My interview with local author, Jessica Warman.  She has studied at Seton HIll and IUP. 

Paige mastrippolito's insight:

1. How do you think novel writing has changed over the years?
There have been so many changes that it's difficult to really hone in on a few, but I'll give it a shot.  In the past - say, more than 50 years ago - options for readers were far more limited in terms of what kind of books were available to mainstream audiences.  A bookstore can only hold so many books, so publishers were far more selective about what they were willing to print.  This isn't necessarily a bad thing, although it's not all good, either.  Now that the internet allows us to access pretty much unlimited information, it's much easier for writers to get their work out there in more nontraditional ways.  This is great because, obviously, there are tons of great writers whose voices weren't finding an audience when the market was more selective.  I think this also pushes the envelope in terms of what publishers are willing to print because it's not like there's an old boys' club anymore that can exclude anyone whose work is deemed a poor fit. On the flip side, there is a lot of poor quality work getting published because the standards have gotten a bit lower.  There's more responsibility on the readers' shoulders now to figure out what kind of writing they're going to enjoy, and thus seek out.  But I think authors are aware of this, and it challenges us to write better books.  There's so much more competition; if an author doesn't do a good job, there's no shortage of new writers who are willing to step up to the task.

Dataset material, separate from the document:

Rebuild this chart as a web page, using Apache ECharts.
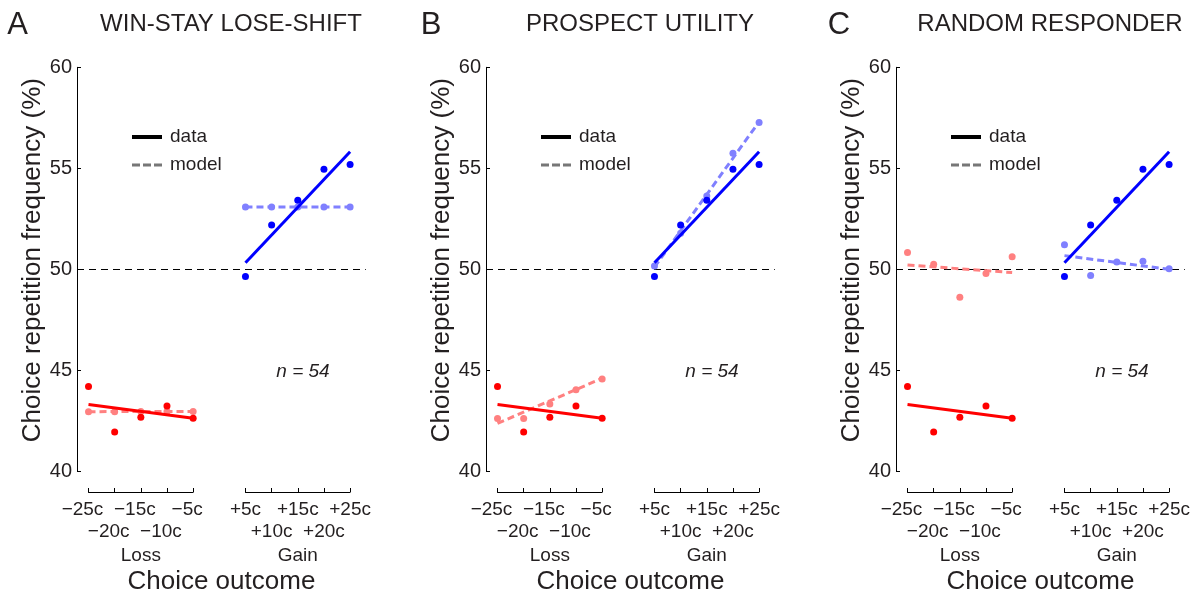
<!DOCTYPE html>
<html>
<head>
<meta charset="utf-8">
<script src="https://cdn.jsdelivr.net/npm/echarts@6/dist/echarts.min.js"></script>
<style>html,body{margin:0;padding:0;background:#fff}#c{width:1200px;height:596px}</style>
</head>
<body>
<div id="c"></div>
<script>
// ---------------- data ----------------
const lossLabels = ['−25c', '−20c', '−15c', '−10c', '−5c'];
const gainLabels = ['+5c', '+10c', '+15c', '+20c', '+25c'];
const lossX = [0, 1, 2, 3, 4];
const gainX = [6, 7, 8, 9, 10];
const yTicks = [40, 45, 50, 55, 60];

// observed data (same in all panels)
const lossData = [44.19, 41.93, 42.66, 43.22, 42.61];
const gainData = [49.63, 52.19, 53.41, 54.95, 55.18];
const lossDataFit = [43.30, 42.61];
const gainDataFit = [50.32, 55.82];

// A: win-stay lose-shift model
const wslsLossModel = [42.94, 42.94, 42.95, 42.95, 42.95];
const wslsGainModel = [53.08, 53.08, 53.08, 53.08, 53.08];
const wslsLossModelFit = [42.94, 42.95];
const wslsGainModelFit = [53.08, 53.08];

// B: prospect utility model
const puLossModel = [42.60, 42.60, 43.32, 44.03, 44.56];
const puGainModel = [50.16, 51.78, 53.63, 55.74, 57.26];
const puLossModelFit = [42.36, 44.59];
const puGainModelFit = [50.10, 57.30];

// C: random responder model
const rrLossModel = [50.82, 50.24, 48.61, 49.78, 50.62];
const rrGainModel = [51.21, 49.68, 50.36, 50.39, 50.02];
const rrLossModelFit = [50.21, 49.83];
const rrGainModelFit = [50.67, 49.99];

const panelLetters = ['A', 'B', 'C'];
const panelTitles = ['WIN-STAY LOSE-SHIFT', 'PROSPECT UTILITY', 'RANDOM RESPONDER'];
const nLabel = 'n = 54';

// ---------------- layout / style ----------------
const FONT = '"Liberation Sans", Arial, Helvetica, sans-serif';
const TXT = '#231f20';
const RED = '#ff0000', BLUE = '#0000ff', LRED = '#ff8080', LBLUE = '#8080ff';
const panelLeft = [77, 486, 896];
const letterX = [17.5, 431, 839];
const GTOP = 67.3, GH = 403.7, GW = 288.8;
const XMIN = -0.44, XMAX = 10.6;
const UNIT = GW / (XMAX - XMIN);

const models = [
  [wslsLossModel, wslsGainModel, wslsLossModelFit, wslsGainModelFit],
  [puLossModel, puGainModel, puLossModelFit, puGainModelFit],
  [rrLossModel, rrGainModel, rrLossModelFit, rrGainModelFit]
];

const grid = [], xAxis = [], yAxis = [], series = [], legend = [], graphic = [];

function pts(xs, ys) { return xs.map((x, i) => [x, ys[i]]); }
function fitPts(xs, f) { return [[xs[0], f[0]], [xs[xs.length - 1], f[1]]]; }

panelLetters.forEach((L, p) => {
  const left = panelLeft[p];
  const gi = grid.length;
  // main grid
  grid.push({ left: left, top: GTOP, width: GW, height: GH, containLabel: false, outerBoundsMode: 'none' });
  xAxis.push({
    gridIndex: gi, type: 'value', min: XMIN, max: XMAX,
    axisLine: { show: false, onZero: false }, axisTick: { show: false }, axisLabel: { show: false }, splitLine: { show: false },
    name: 'Choice outcome', nameLocation: 'middle', nameGap: 98,
    nameTextStyle: { fontFamily: FONT, fontSize: 26, color: TXT, lineHeight: 26 }
  });
  yAxis.push({
    gridIndex: gi, type: 'value', min: yTicks[0], max: yTicks[yTicks.length - 1], interval: yTicks[1] - yTicks[0],
    axisLine: { show: true, onZero: false, lineStyle: { color: '#000', width: 1 } },
    axisTick: { show: true, inside: true, length: 4, lineStyle: { color: '#000', width: 1 } },
    axisLabel: { fontFamily: FONT, fontSize: 20, color: TXT, margin: 5 },
    splitLine: { show: false },
    name: 'Choice repetition frequency (%)', nameLocation: 'middle', nameGap: 31,
    nameTextStyle: { fontFamily: FONT, fontSize: 26, color: TXT, lineHeight: 26, padding: [0, 0, 0, 18] }
  });

  const [lm, gm, lmf, gmf] = models[p];
  // model fit lines (dashed)
  series.push({
    type: 'line', xAxisIndex: gi, yAxisIndex: gi, data: fitPts(lossX, lmf), symbol: 'none', silent: true, z: 2,
    lineStyle: { color: LRED, width: 3, type: [7, 4] },
    markLine: {
      silent: true, symbol: ['none', 'none'], label: { show: false },
      lineStyle: { color: '#000', width: 1, type: [7, 5] },
      data: [{ yAxis: 50 }], z: 1
    }
  });
  series.push({
    type: 'line', xAxisIndex: gi, yAxisIndex: gi, data: fitPts(gainX, gmf), symbol: 'none', silent: true, z: 2,
    lineStyle: { color: LBLUE, width: 3, type: [7, 4] }
  });
  // model points
  series.push({ type: 'scatter', xAxisIndex: gi, yAxisIndex: gi, data: pts(lossX, lm), symbolSize: 7, itemStyle: { color: LRED, opacity: 1 }, z: 3, silent: true });
  series.push({ type: 'scatter', xAxisIndex: gi, yAxisIndex: gi, data: pts(gainX, gm), symbolSize: 7, itemStyle: { color: LBLUE, opacity: 1 }, z: 3, silent: true });
  // data fit lines
  series.push({
    type: 'line', xAxisIndex: gi, yAxisIndex: gi, data: fitPts(lossX, lossDataFit), symbol: 'none', silent: true, z: 4,
    lineStyle: { color: RED, width: 3 }
  });
  series.push({
    type: 'line', xAxisIndex: gi, yAxisIndex: gi, data: fitPts(gainX, gainDataFit), symbol: 'none', silent: true, z: 4,
    lineStyle: { color: BLUE, width: 3 }
  });
  // data points
  series.push({ type: 'scatter', xAxisIndex: gi, yAxisIndex: gi, data: pts(lossX, lossData), symbolSize: 7, itemStyle: { color: RED, opacity: 1 }, z: 5, silent: true });
  series.push({ type: 'scatter', xAxisIndex: gi, yAxisIndex: gi, data: pts(gainX, gainData), symbolSize: 7, itemStyle: { color: BLUE, opacity: 1 }, z: 5, silent: true });

  // bracket axes for Loss and Gain
  [[lossLabels, lossX, 'Loss', [0, 12, 0, 0]], [gainLabels, gainX, 'Gain', [0, 0, 0, 0]]].forEach(([labels, xs, nm, pad]) => {
    const bi = grid.length;
    const bl = left + (xs[0] - XMIN) * UNIT;
    const bw = (xs[xs.length - 1] - xs[0]) * UNIT;
    grid.push({ left: bl, top: 482, width: bw, height: 10, containLabel: false, outerBoundsMode: 'none' });
    xAxis.push({
      gridIndex: bi, type: 'category', data: labels, boundaryGap: false,
      axisLine: { show: true, onZero: false, lineStyle: { color: '#000', width: 1 } },
      axisTick: { show: true, inside: true, length: 4, alignWithLabel: true, interval: 0, lineStyle: { color: '#000', width: 1 } },
      axisLabel: {
        interval: 0, fontFamily: FONT, fontSize: 19, color: TXT, lineHeight: 22, margin: 7, padding: pad,
        formatter: (v, i) => (i % 2 ? '\n' + v : v)
      },
      splitLine: { show: false },
      name: nm, nameLocation: 'middle', nameGap: 54,
      nameTextStyle: { fontFamily: FONT, fontSize: 19, color: TXT, lineHeight: 19 }
    });
    yAxis.push({ gridIndex: bi, type: 'value', show: false });
  });

  // legend
  legend.push({
    left: left + 55, top: 127, orient: 'vertical', itemWidth: 30, itemHeight: 4, itemGap: 8, padding: 0,
    selectedMode: false,
    textStyle: { fontFamily: FONT, fontSize: 19, color: TXT, lineHeight: 20, padding: [0, 0, 0, 3] },
    itemStyle: { borderWidth: 0 },
    data: [
      { name: 'data', icon: 'path://M0,0h30v4h-30z' },
      { name: 'model', icon: 'path://M0,0h8v3h-8zM11,0h8v3h-8zM22,0h8v3h-8z' }
    ]
  });

  graphic.push({
    type: 'text', x: left + 226, y: 372,
    style: { text: nLabel, font: 'italic 19px ' + FONT, fill: TXT, textAlign: 'center', textVerticalAlign: 'middle', verticalAlign: 'middle', align: 'center' }
  });
  graphic.push({
    type: 'text', x: left + 154, y: 24,
    style: { text: panelTitles[p], font: '24px ' + FONT, fill: TXT, textAlign: 'center', textVerticalAlign: 'middle', verticalAlign: 'middle', align: 'center' }
  });
  graphic.push({
    type: 'text', x: letterX[p], y: 25,
    style: { text: L, font: '31px ' + FONT, fill: TXT, textAlign: 'center', textVerticalAlign: 'middle', verticalAlign: 'middle', align: 'center' }
  });
});

// legend key series (no points)
series.push({ name: 'data', type: 'line', xAxisIndex: 0, yAxisIndex: 0, data: [], symbol: 'none', itemStyle: { color: '#000' }, lineStyle: { color: '#000', width: 4 } });
series.push({ name: 'model', type: 'line', xAxisIndex: 0, yAxisIndex: 0, data: [], symbol: 'none', itemStyle: { color: '#777' }, lineStyle: { color: '#777', width: 3, type: [8, 3] } });

const chart = echarts.init(document.getElementById('c'), null, { renderer: 'canvas' });
chart.setOption({
  animation: false,
  backgroundColor: '#fff',
  grid, xAxis, yAxis, series, legend, graphic
});
</script>
</body>
</html>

> 2. Does fiction or nonfiction influence our society more? How does fiction influence us versus nonfiction? 
I'd say that nonfiction documents society, while fiction serves as more of a reflection of society.  Fiction attempts to answer the questions that arise from an examination of what's happening in our world, and I think that by stepping outside of a factual observation of the world (by interpreting facts via fiction), it allows for a much more interesting, and often more enlightening, critique.  But they're both crucial tools.  For example, a nonfiction book about the Vietnam war is important because it documents and examines an important piece of history.  A novel about the Vietnam war (For example, "The Things They Carried" by Tim O'Brien) does the same thing, but on a level that's both more intimate and more universal all at once.  As far as what influences society more, I'd have to say fiction - not just the books we read, but the stories we tell ourselves from day to day as we try to make sense of our world.  Fiction makes sense of life in a way that nonfiction simply can't.  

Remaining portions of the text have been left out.